* Collected data:
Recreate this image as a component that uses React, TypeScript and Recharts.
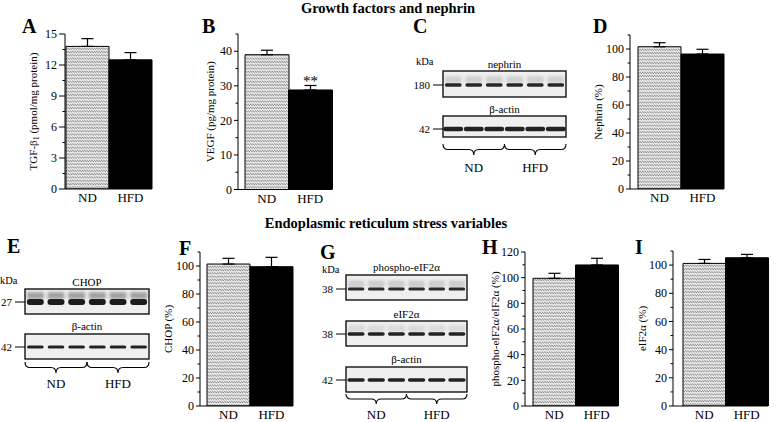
import React from "react";
import { BarChart, Bar, XAxis, YAxis, Cell, ErrorBar, LabelList } from "recharts";

const SERIF = '"Liberation Serif", "Times New Roman", serif';

// groups shared by every bar panel
const groups = ["ND", "HFD"];

// A: TGF-beta1
const tgfMeans = [13.8, 12.5];
const tgfErr = [0.75, 0.7];
const tgfMajor = [0, 3, 6, 9, 12, 15];
const tgfMinor = [1.5, 4.5, 7.5, 10.5, 13.5];

// B: VEGF
const vegfMeans = [39.0, 28.8];
const vegfErr = [1.3, 1.3];
const vegfMarks = ["", "**"];
const vegfMajor = [0, 10, 20, 30, 40];
const vegfMinor = [5, 15, 25, 35, 45];

// D: nephrin
const nephrinMeans = [101.6, 96.4];
const nephrinErr = [2.9, 3.4];

// F: CHOP
const chopMeans = [101.4, 99.5];
const chopErr = [4.1, 6.7];

// H: phospho-eIF2a / eIF2a
const peifMeans = [99.5, 109.9];
const peifErr = [3.9, 5.2];
const peifMajor = [0, 20, 40, 60, 80, 100, 120];
const peifMinor = [10, 30, 50, 70, 90, 110];

// I: eIF2a
const eifMeans = [101.2, 105.2];
const eifErr = [2.8, 2.4];

const pctMajor = [0, 20, 40, 60, 80, 100];
const pctMinor = [10, 30, 50, 70, 90, 110];

const LANES = 6;

const Y_W = 60;
const TOP_M = 10;
const X_H = 30;
const RIGHT_M = 6;

type PanelCfg = {
  means: number[];
  errs: number[];
  marks?: string[];
  major: number[];
  minor: number[];
  domain: [number, number];
  label: React.ReactNode;
  labelX: number;
  axisX: number;
  plotTop: number;
  plotBottom: number;
  plotRight: number;
  padL: number;
  tickLen: number;
};

const panels: PanelCfg[] = [
  {
    means: tgfMeans, errs: tgfErr, major: tgfMajor, minor: tgfMinor, domain: [0, 15],
    label: (
      <>
        <tspan>TGF-β</tspan>
        <tspan fontSize={8} dy={2.5}>1</tspan>
        <tspan dy={-2.5}> (pmol/mg protein)</tspan>
      </>
    ),
    labelX: 33, axisX: 65, plotTop: 34, plotBottom: 189, plotRight: 152, padL: 1, tickLen: 6,
  },
  {
    means: vegfMeans, errs: vegfErr, marks: vegfMarks, major: vegfMajor, minor: vegfMinor, domain: [0, 45],
    label: "VEGF (pg/mg protein)",
    labelX: 210, axisX: 238, plotTop: 33.5, plotBottom: 189, plotRight: 332, padL: 7, tickLen: 4,
  },
  {
    means: nephrinMeans, errs: nephrinErr, major: pctMajor, minor: pctMinor, domain: [0, 110],
    label: "Nephrin (%)",
    labelX: 598, axisX: 630, plotTop: 35, plotBottom: 189, plotRight: 724, padL: 8, tickLen: 4,
  },
  {
    means: chopMeans, errs: chopErr, major: pctMajor, minor: pctMinor, domain: [0, 110],
    label: "CHOP (%)",
    labelX: 168, axisX: 200, plotTop: 252, plotBottom: 406, plotRight: 293, padL: 7, tickLen: 4,
  },
  {
    means: peifMeans, errs: peifErr, major: peifMajor, minor: peifMinor, domain: [0, 120],
    label: "phospho-eIF2α/eIF2α (%)",
    labelX: 495, axisX: 525, plotTop: 252, plotBottom: 406, plotRight: 618, padL: 8, tickLen: 4,
  },
  {
    means: eifMeans, errs: eifErr, major: pctMajor, minor: pctMinor, domain: [0, 110],
    label: "eIF2α (%)",
    labelX: 642, axisX: 673, plotTop: 251, plotBottom: 406, plotRight: 768, padL: 10, tickLen: 4,
  },
];

function YTick(props: any) {
  const { y, payload, majors, len } = props;
  const major = majors.includes(payload.value);
  const l = major ? len : 2.5;
  return (
    <g>
      <line x1={Y_W - l} x2={Y_W} y1={y} y2={y} stroke="#000" strokeWidth={1} />
      {major && (
        <text x={Y_W - l - 2} y={y} dy="0.35em" textAnchor="end" fontSize={12} fontFamily={SERIF} fill="#000">
          {payload.value}
        </text>
      )}
    </g>
  );
}

function StarLabel(props: any) {
  const { x, y, width, value } = props;
  if (!value) return null;
  return (
    <text x={Number(x) + Number(width) / 2} y={Number(y) - 4} textAnchor="middle" fontSize={15} fontFamily={SERIF} fill="#000">
      {value}
    </text>
  );
}

function Panel({ cfg }: { cfg: PanelCfg }) {
  const left = cfg.axisX - Y_W;
  const top = cfg.plotTop - TOP_M;
  const width = cfg.plotRight - cfg.axisX + Y_W + RIGHT_M;
  const height = cfg.plotBottom - cfg.plotTop + TOP_M + X_H;
  const data = groups.map((g, i) => ({
    group: g,
    value: cfg.means[i],
    err: [0, cfg.errs[i]],
    mark: cfg.marks ? cfg.marks[i] : "",
  }));
  const ticks = [...cfg.major, ...cfg.minor].sort((a, b) => a - b);
  const midY = (cfg.plotTop + cfg.plotBottom) / 2 - top;
  const lx = cfg.labelX - left;
  return (
    <div style={{ position: "absolute", left, top, width, height }}>
      <BarChart
        width={width}
        height={height}
        data={data}
        margin={{ top: TOP_M, right: RIGHT_M, bottom: 0, left: 0 }}
        barCategoryGap={0}
        barGap={0}
      >
        <XAxis
          dataKey="group"
          height={X_H}
          padding={{ left: cfg.padL, right: 0 }}
          axisLine={{ stroke: "#000", strokeWidth: 1 }}
          tickLine={false}
          tickSize={0}
          tickMargin={4}
          tick={{ fill: "#000", fontSize: 13, fontFamily: SERIF }}
        />
        <YAxis
          width={Y_W}
          domain={cfg.domain}
          allowDataOverflow
          ticks={ticks}
          interval={0}
          axisLine={{ stroke: "#000", strokeWidth: 1 }}
          tickLine={false}
          tick={<YTick majors={cfg.major} len={cfg.tickLen} />}
          label={() => (
            <text
              x={lx}
              y={midY}
              dy="0.35em"
              transform={`rotate(-90 ${lx} ${midY})`}
              textAnchor="middle"
              fontSize={11}
              fontFamily={SERIF}
              fill="#000"
            >
              {cfg.label}
            </text>
          )}
        />
        <Bar dataKey="value" isAnimationActive={false} stroke="#000" strokeWidth={1}>
          {data.map((d, i) => (
            <Cell key={d.group} fill={i === 0 ? "url(#hatch)" : "#000"} stroke="#000" strokeWidth={1} />
          ))}
          <ErrorBar dataKey="err" width={6} stroke="#000" strokeWidth={1.2} direction="y" isAnimationActive={false} />
          {cfg.marks && <LabelList dataKey="mark" content={<StarLabel />} />}
        </Bar>
      </BarChart>
    </div>
  );
}

type BlotRow = {
  label: string;
  labelY: number;
  marker: string;
  top: number;
  h: number;
  bandY: number;
  bandH: number;
  fill: number;
  color: string;
  smear: number;
};

type BlotCfg = {
  x: number;
  w: number;
  kdaX: number;
  kdaY: number;
  rows: BlotRow[];
  braceY: number;
  braceD: number;
  groupY: number;
};

const blots: BlotCfg[] = [
  {
    x: 443, w: 123, kdaX: 416, kdaY: 65, braceY: 144, braceD: 11, groupY: 172,
    rows: [
      { label: "nephrin", labelY: 68, marker: "180", top: 71, h: 26, bandY: 85, bandH: 3.5, fill: 0.82, color: "#262626", smear: 0.18 },
      { label: "β-actin", labelY: 113, marker: "42", top: 116, h: 21, bandY: 129, bandH: 4.5, fill: 0.97, color: "#202020", smear: 0 },
    ],
  },
  {
    x: 25, w: 124, kdaX: 0, kdaY: 284, braceY: 362, braceD: 11, groupY: 388,
    rows: [
      { label: "CHOP", labelY: 286, marker: "27", top: 289, h: 25, bandY: 302, bandH: 6, fill: 0.82, color: "#1a1a1a", smear: 0.45 },
      { label: "β-actin", labelY: 330, marker: "42", top: 334, h: 25, bandY: 347, bandH: 3, fill: 0.8, color: "#222", smear: 0 },
    ],
  },
  {
    x: 346, w: 121, kdaX: 322, kdaY: 273, braceY: 394, braceD: 10, groupY: 418.5,
    rows: [
      { label: "phospho-eIF2α", labelY: 271, marker: "38", top: 275, h: 25, bandY: 289, bandH: 3, fill: 0.82, color: "#2a2a2a", smear: 0.2 },
      { label: "eIF2α", labelY: 318, marker: "38", top: 321, h: 25, bandY: 334, bandH: 3.5, fill: 0.84, color: "#222", smear: 0.12 },
      { label: "β-actin", labelY: 363, marker: "42", top: 367, h: 25, bandY: 380, bandH: 3.5, fill: 0.86, color: "#222", smear: 0 },
    ],
  },
];

function bracePath(x1: number, x2: number, y: number, d: number) {
  const m = (x1 + x2) / 2;
  const h = y + d / 2;
  const r = 5;
  return `M${x1},${y} Q${x1},${h} ${x1 + r},${h} L${m - r},${h} Q${m},${h} ${m},${y + d} Q${m},${h} ${m + r},${h} L${x2 - r},${h} Q${x2},${h} ${x2},${y}`;
}

function Blot({ b }: { b: BlotCfg }) {
  const laneW = b.w / LANES;
  const lanes = Array.from({ length: LANES }, (_, i) => i);
  const half = b.w / 2;
  return (
    <g fontFamily={SERIF} fontSize={11} fill="#000">
      <text x={b.kdaX} y={b.kdaY} fontSize={10.5}>kDa</text>
      {b.rows.map((r, ri) => (
        <g key={ri}>
          <text x={b.x + half} y={r.labelY} textAnchor="middle">{r.label}</text>
          <rect x={b.x} y={r.top} width={b.w} height={r.h} fill="#efefef" />
          {r.smear > 0 &&
            lanes.map((i) => (
              <rect
                key={`s${i}`}
                x={b.x + i * laneW + (laneW * (1 - r.fill)) / 2}
                y={r.bandY - r.bandH / 2 - 7}
                width={laneW * r.fill}
                height={7}
                fill="#444"
                opacity={r.smear}
                filter="url(#blur2)"
              />
            ))}
          {lanes.map((i) => (
            <rect
              key={i}
              x={b.x + i * laneW + (laneW * (1 - r.fill)) / 2}
              y={r.bandY - r.bandH / 2}
              width={laneW * r.fill}
              height={r.bandH}
              rx={r.bandH / 2}
              fill={r.color}
              filter="url(#blur1)"
            />
          ))}
          <rect x={b.x} y={r.top} width={b.w} height={r.h} fill="none" stroke="#000" strokeWidth={1.3} />
          <line x1={b.x - 10} x2={b.x} y1={r.bandY} y2={r.bandY} stroke="#000" strokeWidth={1} />
          <text x={b.x - 13} y={r.bandY} dy="0.35em" textAnchor="end">{r.marker}</text>
        </g>
      ))}
      <path d={bracePath(b.x, b.x + half, b.braceY, b.braceD)} fill="none" stroke="#000" strokeWidth={1.1} />
      <path d={bracePath(b.x + half, b.x + b.w, b.braceY, b.braceD)} fill="none" stroke="#000" strokeWidth={1.1} />
      {groups.map((g, i) => (
        <text key={g} x={b.x + half * i + half / 2} y={b.groupY} textAnchor="middle" fontSize={13}>
          {g}
        </text>
      ))}
    </g>
  );
}

const letters = [
  { t: "A", x: 22, y: 33 },
  { t: "B", x: 202, y: 33 },
  { t: "C", x: 413, y: 33 },
  { t: "D", x: 593, y: 33 },
  { t: "E", x: 7, y: 253 },
  { t: "F", x: 179, y: 255 },
  { t: "G", x: 320, y: 259 },
  { t: "H", x: 482, y: 254 },
  { t: "I", x: 635, y: 254 },
];

export default function App() {
  return (
    <div style={{ position: "absolute", left: 0, top: 0, width: 777, height: 422, background: "#fff", overflow: "hidden" }}>
      <svg width={777} height={422} style={{ position: "absolute", left: 0, top: 0 }}>
        <defs>
          <pattern id="hatch" width="2.4" height="3.3" patternUnits="userSpaceOnUse">
            <rect width="2.4" height="3.3" fill="#f2f2f2" />
            <path d="M0,0.6 L2.4,2.6" stroke="#555" strokeWidth="0.8" />
          </pattern>
          <filter id="blur1" x="-20%" y="-100%" width="140%" height="300%">
            <feGaussianBlur stdDeviation="0.7" />
          </filter>
          <filter id="blur2" x="-20%" y="-100%" width="140%" height="300%">
            <feGaussianBlur stdDeviation="1.5" />
          </filter>
        </defs>
        <text x={388} y={13} textAnchor="middle" fontFamily={SERIF} fontWeight="bold" fontSize={14.5}>
          Growth factors and nephrin
        </text>
        <text x={386} y={228} textAnchor="middle" fontFamily={SERIF} fontWeight="bold" fontSize={14.5}>
          Endoplasmic reticulum stress variables
        </text>
        {letters.map((l) => (
          <text key={l.t} x={l.x} y={l.y} fontFamily={SERIF} fontWeight="bold" fontSize={20}>
            {l.t}
          </text>
        ))}
        {blots.map((b, i) => (
          <Blot key={i} b={b} />
        ))}
      </svg>
      {panels.map((p, i) => (
        <Panel key={i} cfg={p} />
      ))}
    </div>
  );
}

* To be done: Look for the word "React" in every line of the listing and copy the lines that have it.

* Completed exercise:
Recreate this image as a component that uses React, TypeScript and Recharts.
import React from "react";
  label: React.ReactNode;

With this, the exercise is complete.